Jon Arnold WOODARD, Petitioner-Appellant, v. John (Craig) TURNBULL, Respondent-Appellee.
    No. 09-35207.
    United States Court of Appeals, Ninth Circuit.
    Submitted Aug. 30, 2012.
    
    Filed Sept. 6, 2012.
    Hugh William Fleischer, Law Offices of Hugh W. Fleischer, Anchorage, AK, for Petitioner-Appellant.
    William Hawley, Assistant Attorney General, Office of the Alaska Attorney General, Anchorage, AK, for Respondent-Appellee.
    Before: HAWKINS, McKEOWN, and BEA, Circuit Judges.
    
      
       The panel unanimously concludes this case is suitable for decision without oral argument. See Fed. R.App. P. 34(a)(2).
    
   MEMORANDUM

Jon Arnold Woodard appeals the district court’s denial of his habeas petition under 28 U.S.C. § 2254. Woodard was convicted in Alaska state court of first-degree robbery and second-degree murder after forensic analysis, eyewitness identification, accomplice testimony, and other evidence all identified Woodard as the man who robbed a Carrs grocery store and killed a security guard. Woodard appeals the district court’s denial of his habeas petition, claiming miscellaneous purported errors in his trial violated his Fifth Amendment rights.

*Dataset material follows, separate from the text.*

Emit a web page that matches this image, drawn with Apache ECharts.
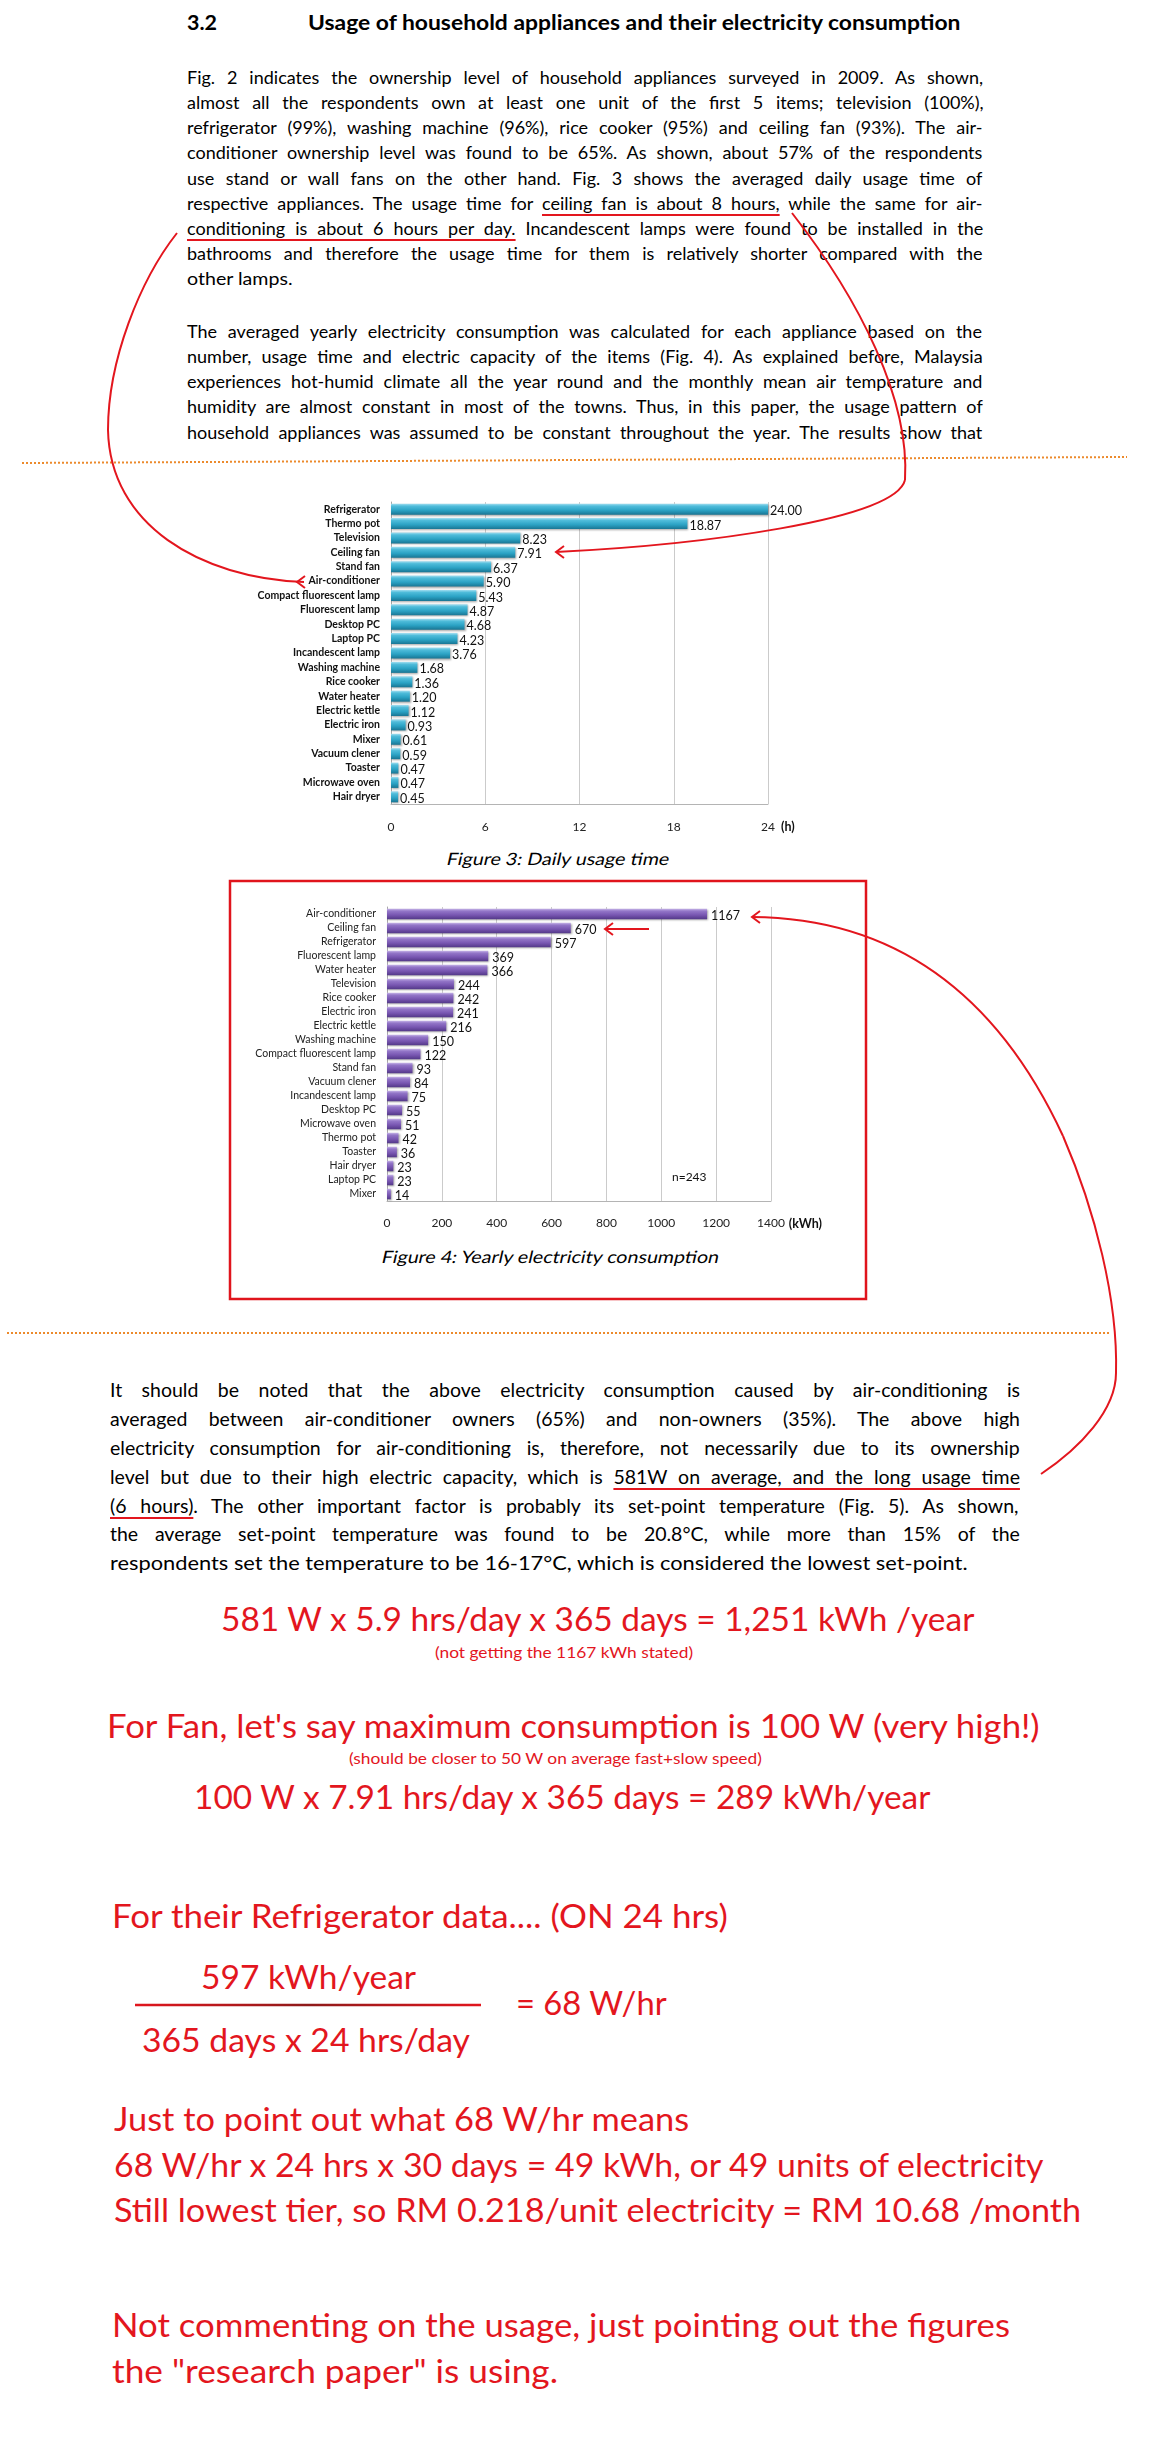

Under Brecht v. Abrahamson, 507 U.S. 619, 637-38, 113 S.Ct. 1710, 123 L.Ed.2d 353 (1993), habeas relief is warranted when “trial error” has occurred only if the error substantially influenced the verdict. With respect to the shackling, to the extent there was error, it did not “ha[ve] a substantial and injurious effect or influence in determining the jury’s verdict.” Larson v. Palmateer, 515 F.3d 1057, 1064 (9th Cir.2008) (internal quotation marks and citation omitted). All of the errors Woodard asserts occurred are trial error, none of which, even cumulated, could have substantially affected the verdict given the overwhelming forensic evidence of Woodard’s guilt.

AFFIRMED. 
      
       This disposition is not appropriate for publication and is not precedent except as provided by 9 th Cir. R. 36-3.